**WORK TO DO:** Among the records that follow, set down only the lines from the one containing "Output the Python" to the one containing "from matplotlib.ticker import", both included, exactly.

**GIVEN RECORDS:**

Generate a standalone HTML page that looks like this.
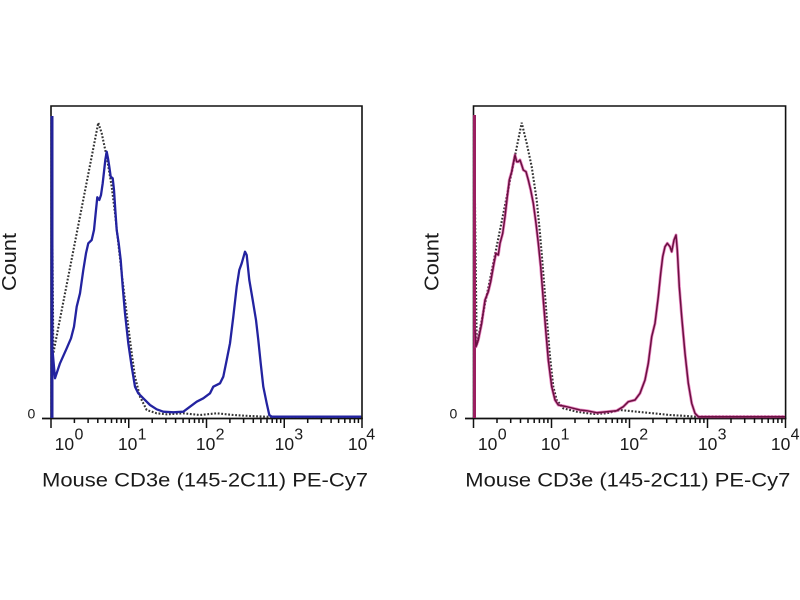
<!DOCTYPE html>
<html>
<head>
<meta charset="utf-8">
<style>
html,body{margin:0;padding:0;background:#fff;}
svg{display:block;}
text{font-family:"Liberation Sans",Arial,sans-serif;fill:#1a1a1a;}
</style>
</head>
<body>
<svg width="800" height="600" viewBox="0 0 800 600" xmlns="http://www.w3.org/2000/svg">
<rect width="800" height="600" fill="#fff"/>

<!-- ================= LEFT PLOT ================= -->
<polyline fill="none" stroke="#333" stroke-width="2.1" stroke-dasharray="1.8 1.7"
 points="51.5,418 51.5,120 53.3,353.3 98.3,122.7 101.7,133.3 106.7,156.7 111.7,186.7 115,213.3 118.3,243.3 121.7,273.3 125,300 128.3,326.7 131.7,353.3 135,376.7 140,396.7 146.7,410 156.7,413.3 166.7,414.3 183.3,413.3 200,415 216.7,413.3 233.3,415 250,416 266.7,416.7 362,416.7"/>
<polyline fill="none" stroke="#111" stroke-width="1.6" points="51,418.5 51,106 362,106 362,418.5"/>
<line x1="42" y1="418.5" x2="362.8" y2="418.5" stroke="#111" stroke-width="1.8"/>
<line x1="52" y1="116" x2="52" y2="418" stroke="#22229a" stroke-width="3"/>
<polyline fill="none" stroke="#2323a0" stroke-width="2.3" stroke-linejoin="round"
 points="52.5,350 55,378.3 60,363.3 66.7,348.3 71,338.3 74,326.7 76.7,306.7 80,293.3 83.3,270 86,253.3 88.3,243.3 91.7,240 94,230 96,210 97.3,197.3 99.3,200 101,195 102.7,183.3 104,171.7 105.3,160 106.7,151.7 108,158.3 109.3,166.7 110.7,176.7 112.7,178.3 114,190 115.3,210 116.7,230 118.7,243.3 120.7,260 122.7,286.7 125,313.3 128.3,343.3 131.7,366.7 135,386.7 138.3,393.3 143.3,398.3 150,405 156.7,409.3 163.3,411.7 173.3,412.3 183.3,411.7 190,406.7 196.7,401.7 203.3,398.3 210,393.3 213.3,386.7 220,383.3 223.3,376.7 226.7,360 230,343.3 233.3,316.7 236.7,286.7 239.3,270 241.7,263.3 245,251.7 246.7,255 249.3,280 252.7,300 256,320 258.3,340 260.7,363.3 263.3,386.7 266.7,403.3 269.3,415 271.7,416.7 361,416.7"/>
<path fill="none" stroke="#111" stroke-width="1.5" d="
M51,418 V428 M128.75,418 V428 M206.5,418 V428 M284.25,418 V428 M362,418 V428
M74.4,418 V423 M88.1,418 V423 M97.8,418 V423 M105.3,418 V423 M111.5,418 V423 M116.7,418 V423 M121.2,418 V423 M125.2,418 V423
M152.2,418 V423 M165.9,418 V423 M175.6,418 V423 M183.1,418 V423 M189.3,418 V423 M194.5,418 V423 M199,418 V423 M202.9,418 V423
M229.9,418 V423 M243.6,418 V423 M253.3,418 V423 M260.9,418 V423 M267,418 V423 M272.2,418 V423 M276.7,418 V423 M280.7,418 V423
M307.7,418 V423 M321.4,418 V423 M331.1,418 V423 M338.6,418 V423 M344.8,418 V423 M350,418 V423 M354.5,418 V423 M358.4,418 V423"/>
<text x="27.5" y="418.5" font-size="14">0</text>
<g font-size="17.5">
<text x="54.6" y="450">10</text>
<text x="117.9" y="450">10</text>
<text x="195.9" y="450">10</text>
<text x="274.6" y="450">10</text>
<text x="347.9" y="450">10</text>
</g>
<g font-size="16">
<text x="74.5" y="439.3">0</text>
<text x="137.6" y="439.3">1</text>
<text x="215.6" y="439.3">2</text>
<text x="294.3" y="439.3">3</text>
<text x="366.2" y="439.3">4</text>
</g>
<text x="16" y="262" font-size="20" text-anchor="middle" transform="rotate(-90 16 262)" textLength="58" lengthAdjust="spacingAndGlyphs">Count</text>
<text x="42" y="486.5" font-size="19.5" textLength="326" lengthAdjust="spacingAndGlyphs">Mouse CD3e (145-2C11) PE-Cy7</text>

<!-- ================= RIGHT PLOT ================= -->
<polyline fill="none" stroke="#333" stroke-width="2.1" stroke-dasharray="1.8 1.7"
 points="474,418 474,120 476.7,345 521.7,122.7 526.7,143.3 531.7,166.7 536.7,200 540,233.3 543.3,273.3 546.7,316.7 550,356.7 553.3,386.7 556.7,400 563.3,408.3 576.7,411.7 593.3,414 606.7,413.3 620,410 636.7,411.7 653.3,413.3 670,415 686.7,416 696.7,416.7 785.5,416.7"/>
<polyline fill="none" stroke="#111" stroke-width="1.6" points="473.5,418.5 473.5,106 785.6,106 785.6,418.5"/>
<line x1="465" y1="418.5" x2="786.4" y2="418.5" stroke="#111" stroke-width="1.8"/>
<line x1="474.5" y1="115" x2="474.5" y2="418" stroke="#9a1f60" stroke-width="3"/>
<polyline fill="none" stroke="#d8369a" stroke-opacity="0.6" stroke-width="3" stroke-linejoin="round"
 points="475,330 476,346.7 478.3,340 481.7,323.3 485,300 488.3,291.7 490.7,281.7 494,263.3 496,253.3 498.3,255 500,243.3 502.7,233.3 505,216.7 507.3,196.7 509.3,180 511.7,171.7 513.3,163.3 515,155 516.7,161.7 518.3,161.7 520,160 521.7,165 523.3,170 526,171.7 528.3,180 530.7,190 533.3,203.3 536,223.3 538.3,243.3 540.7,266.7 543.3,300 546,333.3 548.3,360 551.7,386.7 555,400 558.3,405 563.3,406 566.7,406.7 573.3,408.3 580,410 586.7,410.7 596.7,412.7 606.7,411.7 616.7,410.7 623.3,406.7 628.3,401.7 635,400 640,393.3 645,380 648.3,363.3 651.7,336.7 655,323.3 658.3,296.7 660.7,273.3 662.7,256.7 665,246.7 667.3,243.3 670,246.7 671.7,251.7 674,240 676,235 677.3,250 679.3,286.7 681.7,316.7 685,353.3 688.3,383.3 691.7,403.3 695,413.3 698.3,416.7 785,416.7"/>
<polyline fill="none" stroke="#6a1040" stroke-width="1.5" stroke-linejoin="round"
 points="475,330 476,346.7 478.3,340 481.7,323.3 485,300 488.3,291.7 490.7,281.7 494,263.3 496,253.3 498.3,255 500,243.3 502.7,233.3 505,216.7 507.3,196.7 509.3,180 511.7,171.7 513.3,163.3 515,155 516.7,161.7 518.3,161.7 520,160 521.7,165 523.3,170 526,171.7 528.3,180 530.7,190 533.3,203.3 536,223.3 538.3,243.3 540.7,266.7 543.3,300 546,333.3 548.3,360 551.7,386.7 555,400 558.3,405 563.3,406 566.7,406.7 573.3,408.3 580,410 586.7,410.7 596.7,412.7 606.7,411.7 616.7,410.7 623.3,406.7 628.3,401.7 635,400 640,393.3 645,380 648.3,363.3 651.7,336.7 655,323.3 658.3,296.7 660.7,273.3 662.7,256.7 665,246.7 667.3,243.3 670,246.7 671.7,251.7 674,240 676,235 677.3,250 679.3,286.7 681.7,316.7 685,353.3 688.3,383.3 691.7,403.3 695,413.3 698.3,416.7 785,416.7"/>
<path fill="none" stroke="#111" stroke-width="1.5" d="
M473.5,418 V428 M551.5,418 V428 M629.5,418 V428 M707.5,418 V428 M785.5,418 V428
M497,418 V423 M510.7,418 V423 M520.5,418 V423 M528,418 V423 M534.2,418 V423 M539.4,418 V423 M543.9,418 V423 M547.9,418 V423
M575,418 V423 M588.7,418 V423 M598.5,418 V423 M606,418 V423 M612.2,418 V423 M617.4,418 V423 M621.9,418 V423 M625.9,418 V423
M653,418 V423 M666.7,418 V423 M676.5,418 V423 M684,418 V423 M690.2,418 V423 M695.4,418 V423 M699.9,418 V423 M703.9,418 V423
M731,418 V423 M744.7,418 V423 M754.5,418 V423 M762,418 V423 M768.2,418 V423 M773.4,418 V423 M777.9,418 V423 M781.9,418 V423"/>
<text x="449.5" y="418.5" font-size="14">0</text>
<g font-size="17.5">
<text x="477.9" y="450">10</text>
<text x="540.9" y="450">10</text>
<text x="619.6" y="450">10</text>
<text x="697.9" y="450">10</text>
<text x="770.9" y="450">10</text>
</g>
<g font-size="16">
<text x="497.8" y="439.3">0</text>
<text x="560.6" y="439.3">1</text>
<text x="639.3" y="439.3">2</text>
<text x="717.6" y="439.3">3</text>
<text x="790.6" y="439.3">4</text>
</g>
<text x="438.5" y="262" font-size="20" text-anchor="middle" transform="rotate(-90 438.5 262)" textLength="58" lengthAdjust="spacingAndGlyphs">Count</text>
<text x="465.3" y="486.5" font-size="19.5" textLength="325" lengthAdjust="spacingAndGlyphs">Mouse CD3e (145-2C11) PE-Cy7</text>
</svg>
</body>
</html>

---

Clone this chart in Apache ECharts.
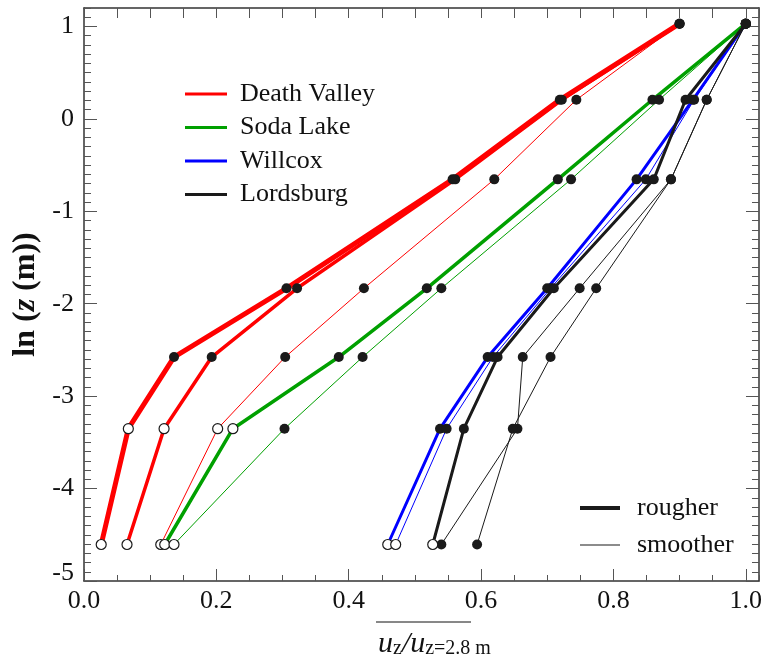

...

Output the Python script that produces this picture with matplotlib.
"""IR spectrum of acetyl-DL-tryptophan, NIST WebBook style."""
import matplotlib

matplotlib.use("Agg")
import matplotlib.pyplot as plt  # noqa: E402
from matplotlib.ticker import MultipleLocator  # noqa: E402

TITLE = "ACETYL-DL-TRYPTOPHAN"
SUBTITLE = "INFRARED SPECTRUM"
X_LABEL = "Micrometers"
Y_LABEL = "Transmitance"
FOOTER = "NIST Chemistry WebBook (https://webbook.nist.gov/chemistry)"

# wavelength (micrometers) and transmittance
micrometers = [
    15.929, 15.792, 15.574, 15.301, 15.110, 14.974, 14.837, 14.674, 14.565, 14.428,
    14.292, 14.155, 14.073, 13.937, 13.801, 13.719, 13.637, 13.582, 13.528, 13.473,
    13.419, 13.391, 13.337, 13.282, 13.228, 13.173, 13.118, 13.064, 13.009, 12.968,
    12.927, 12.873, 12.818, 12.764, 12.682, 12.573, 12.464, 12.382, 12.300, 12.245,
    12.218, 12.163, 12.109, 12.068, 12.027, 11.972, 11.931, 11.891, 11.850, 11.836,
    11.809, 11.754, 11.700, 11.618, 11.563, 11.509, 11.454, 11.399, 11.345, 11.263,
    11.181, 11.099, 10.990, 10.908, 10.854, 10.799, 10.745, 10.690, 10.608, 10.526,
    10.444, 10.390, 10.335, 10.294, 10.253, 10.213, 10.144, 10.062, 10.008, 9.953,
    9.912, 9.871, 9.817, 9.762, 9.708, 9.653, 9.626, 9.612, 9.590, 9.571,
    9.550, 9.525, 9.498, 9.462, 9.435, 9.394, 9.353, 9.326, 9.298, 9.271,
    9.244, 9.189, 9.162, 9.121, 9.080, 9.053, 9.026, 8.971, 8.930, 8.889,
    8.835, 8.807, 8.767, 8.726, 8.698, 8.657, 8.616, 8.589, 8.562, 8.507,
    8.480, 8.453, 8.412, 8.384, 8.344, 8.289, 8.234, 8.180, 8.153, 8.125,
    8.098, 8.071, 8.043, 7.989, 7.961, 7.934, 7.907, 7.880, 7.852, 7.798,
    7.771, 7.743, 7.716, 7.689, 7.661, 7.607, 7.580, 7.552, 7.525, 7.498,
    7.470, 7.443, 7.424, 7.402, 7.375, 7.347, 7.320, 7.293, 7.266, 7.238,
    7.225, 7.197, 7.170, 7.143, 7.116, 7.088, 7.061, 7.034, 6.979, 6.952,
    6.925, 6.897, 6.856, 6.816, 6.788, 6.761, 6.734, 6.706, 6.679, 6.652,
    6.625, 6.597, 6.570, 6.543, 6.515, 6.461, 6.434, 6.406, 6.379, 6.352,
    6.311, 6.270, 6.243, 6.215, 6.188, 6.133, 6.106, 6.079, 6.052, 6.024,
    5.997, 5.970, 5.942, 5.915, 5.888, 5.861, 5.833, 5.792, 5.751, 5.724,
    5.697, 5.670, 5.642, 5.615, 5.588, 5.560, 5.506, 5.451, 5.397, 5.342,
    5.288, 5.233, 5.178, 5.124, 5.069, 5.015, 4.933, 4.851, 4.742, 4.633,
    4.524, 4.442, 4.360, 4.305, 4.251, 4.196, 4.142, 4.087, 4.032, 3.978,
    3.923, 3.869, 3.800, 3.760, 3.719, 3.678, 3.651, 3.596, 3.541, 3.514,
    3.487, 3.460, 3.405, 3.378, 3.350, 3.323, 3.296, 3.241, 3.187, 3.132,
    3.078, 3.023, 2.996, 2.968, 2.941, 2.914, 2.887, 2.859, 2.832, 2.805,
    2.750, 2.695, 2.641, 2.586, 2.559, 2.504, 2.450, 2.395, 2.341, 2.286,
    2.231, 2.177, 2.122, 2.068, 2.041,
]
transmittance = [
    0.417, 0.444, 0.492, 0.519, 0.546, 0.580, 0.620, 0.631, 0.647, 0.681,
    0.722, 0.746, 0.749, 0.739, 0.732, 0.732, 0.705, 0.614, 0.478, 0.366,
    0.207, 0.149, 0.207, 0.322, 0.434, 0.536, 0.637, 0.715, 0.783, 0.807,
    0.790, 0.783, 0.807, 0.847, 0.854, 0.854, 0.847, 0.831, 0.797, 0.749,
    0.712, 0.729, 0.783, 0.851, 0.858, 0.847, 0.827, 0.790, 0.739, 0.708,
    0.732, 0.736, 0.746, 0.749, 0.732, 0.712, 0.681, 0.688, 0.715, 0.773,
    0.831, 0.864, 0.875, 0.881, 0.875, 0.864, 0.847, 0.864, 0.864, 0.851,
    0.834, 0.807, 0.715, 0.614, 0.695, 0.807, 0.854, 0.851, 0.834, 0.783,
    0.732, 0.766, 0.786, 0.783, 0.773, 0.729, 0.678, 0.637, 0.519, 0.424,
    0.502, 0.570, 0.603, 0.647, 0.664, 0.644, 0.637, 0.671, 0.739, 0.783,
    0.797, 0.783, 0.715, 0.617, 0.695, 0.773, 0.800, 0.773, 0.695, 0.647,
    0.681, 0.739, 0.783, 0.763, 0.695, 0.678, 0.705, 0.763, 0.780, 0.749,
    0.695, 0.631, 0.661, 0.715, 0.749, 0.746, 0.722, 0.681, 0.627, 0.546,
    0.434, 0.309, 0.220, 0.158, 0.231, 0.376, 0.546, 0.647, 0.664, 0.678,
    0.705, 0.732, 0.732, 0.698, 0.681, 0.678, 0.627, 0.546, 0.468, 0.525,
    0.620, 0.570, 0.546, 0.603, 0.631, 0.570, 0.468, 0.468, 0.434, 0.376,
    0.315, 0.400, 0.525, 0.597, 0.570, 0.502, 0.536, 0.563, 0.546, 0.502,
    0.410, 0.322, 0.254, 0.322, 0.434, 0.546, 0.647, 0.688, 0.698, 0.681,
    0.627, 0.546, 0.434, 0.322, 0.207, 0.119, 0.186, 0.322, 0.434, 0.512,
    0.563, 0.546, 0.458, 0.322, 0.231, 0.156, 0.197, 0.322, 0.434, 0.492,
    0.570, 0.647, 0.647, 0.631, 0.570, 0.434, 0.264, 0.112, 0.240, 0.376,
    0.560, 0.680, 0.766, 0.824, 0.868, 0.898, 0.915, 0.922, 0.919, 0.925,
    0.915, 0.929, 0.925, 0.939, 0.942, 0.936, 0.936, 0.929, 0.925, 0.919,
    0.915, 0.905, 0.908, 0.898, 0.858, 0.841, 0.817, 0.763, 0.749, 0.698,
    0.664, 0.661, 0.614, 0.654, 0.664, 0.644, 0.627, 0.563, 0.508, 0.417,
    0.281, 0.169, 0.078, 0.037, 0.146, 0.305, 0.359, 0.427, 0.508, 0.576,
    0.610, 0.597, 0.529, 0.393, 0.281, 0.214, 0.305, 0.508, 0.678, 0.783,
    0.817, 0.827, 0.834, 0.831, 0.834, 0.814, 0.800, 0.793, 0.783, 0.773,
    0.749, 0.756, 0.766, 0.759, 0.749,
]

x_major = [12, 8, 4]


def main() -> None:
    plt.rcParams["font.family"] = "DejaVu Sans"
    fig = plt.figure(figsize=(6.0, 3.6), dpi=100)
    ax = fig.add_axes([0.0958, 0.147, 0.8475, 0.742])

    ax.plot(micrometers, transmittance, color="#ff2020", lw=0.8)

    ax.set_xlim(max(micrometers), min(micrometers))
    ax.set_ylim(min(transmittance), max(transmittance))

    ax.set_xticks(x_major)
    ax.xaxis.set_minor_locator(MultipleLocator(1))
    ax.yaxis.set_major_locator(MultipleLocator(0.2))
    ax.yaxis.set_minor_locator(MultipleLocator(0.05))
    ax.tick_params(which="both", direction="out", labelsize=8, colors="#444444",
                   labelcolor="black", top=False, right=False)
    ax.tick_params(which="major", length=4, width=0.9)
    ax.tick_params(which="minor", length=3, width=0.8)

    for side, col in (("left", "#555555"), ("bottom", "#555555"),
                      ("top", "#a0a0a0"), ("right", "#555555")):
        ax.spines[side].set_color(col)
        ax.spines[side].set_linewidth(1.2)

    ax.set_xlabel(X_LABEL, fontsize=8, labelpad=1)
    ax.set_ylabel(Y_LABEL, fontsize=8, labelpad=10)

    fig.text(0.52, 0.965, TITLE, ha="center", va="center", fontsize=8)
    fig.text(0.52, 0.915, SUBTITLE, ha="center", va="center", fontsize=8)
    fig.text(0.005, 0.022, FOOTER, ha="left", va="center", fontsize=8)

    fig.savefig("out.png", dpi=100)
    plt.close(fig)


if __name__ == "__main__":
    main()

**THE RESULT:**
Output the Python script that produces this picture with matplotlib.
"""IR spectrum of acetyl-DL-tryptophan, NIST WebBook style."""
import matplotlib

matplotlib.use("Agg")
import matplotlib.pyplot as plt  # noqa: E402
from matplotlib.ticker import MultipleLocator  # noqa: E402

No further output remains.